Give back the full listing, character for character, with no pictures.

☆ ☆ ☆ ☆ ☆

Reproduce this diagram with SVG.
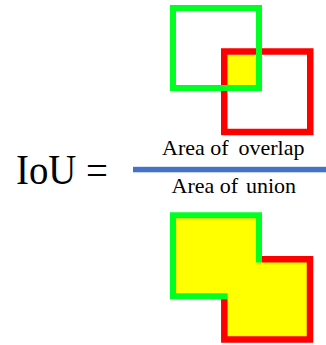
<svg xmlns="http://www.w3.org/2000/svg" width="326" height="345" viewBox="0 0 326 345">
<style>
.g{fill:none;stroke:#00FF22;stroke-width:6;stroke-linejoin:miter}
.r{fill:none;stroke:#FF0000;stroke-width:6.5;stroke-linejoin:miter}
.y{fill:#FFFF00;stroke:none}
.t{font-family:"Liberation Serif","Times New Roman",serif;fill:#000}
.s{font-size:22px}
</style>
<rect width="326" height="345" fill="#fff"/>
<g id="top">
<rect class="y" x="227.5" y="54.75" width="28.5" height="30.25"/>
<rect class="r" x="224.25" y="51.5" width="86" height="80.5"/>
<rect class="g" x="173" y="8" width="86" height="80"/>
</g>
<g id="label">
<text class="t" x="16" y="183.5" font-size="42" textLength="92" lengthAdjust="spacingAndGlyphs">IoU =</text>
<rect x="133" y="166.8" width="193" height="5.5" fill="#4472C4"/>
<text class="t s" y="155"><tspan x="162">Area of</tspan><tspan x="238.5">overlap</tspan></text>
<text class="t s" y="192.7"><tspan x="171.5">Area of</tspan><tspan x="246">union</tspan></text>
</g>
<g id="bottom">
<polygon class="y" points="172,214 260,214 260,258 311,258 311,341 223,341 223,298 172,298"/>
<polyline class="g" points="227.6,296.3 173,296.3 173,215.3 259,215.3 259,262.4"/>
<polyline class="r" points="262,259.2 310,259.2 310,339.5 224.3,339.5 224.3,299.3"/>
</g>
</svg>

☆ ☆ ☆ ☆ ☆

[Complete answer]:
Reproduce this diagram with SVG.
<svg xmlns="http://www.w3.org/2000/svg" width="326" height="345" viewBox="0 0 326 345">
<style>
.g{fill:none;stroke:#00FF22;stroke-width:6;stroke-linejoin:miter}
.r{fill:none;stroke:#FF0000;stroke-width:6.5;stroke-linejoin:miter}
.y{fill:#FFFF00;stroke:none}
.t{font-family:"Liberation Serif","Times New Roman",serif;fill:#000}
.s{font-size:22px}
</style>
<rect width="326" height="345" fill="#fff"/>
<g id="top">
<rect class="y" x="227.5" y="54.75" width="28.5" height="30.25"/>
<rect class="r" x="224.25" y="51.5" width="86" height="80.5"/>
<rect class="g" x="173" y="8" width="86" height="80"/>
</g>
<g id="label">
<text class="t" x="16" y="183.5" font-size="42" textLength="92" lengthAdjust="spacingAndGlyphs">IoU =</text>
<rect x="133" y="166.8" width="193" height="5.5" fill="#4472C4"/>
<text class="t s" y="155"><tspan x="162">Area of</tspan><tspan x="238.5">overlap</tspan></text>
<text class="t s" y="192.7"><tspan x="171.5">Area of</tspan><tspan x="246">union</tspan></text>
</g>
<g id="bottom">
<polygon class="y" points="172,214 260,214 260,258 311,258 311,341 223,341 223,298 172,298"/>
<polyline class="g" points="227.6,296.3 173,296.3 173,215.3 259,215.3 259,262.4"/>
<polyline class="r" points="262,259.2 310,259.2 310,339.5 224.3,339.5 224.3,299.3"/>
</g>
</svg>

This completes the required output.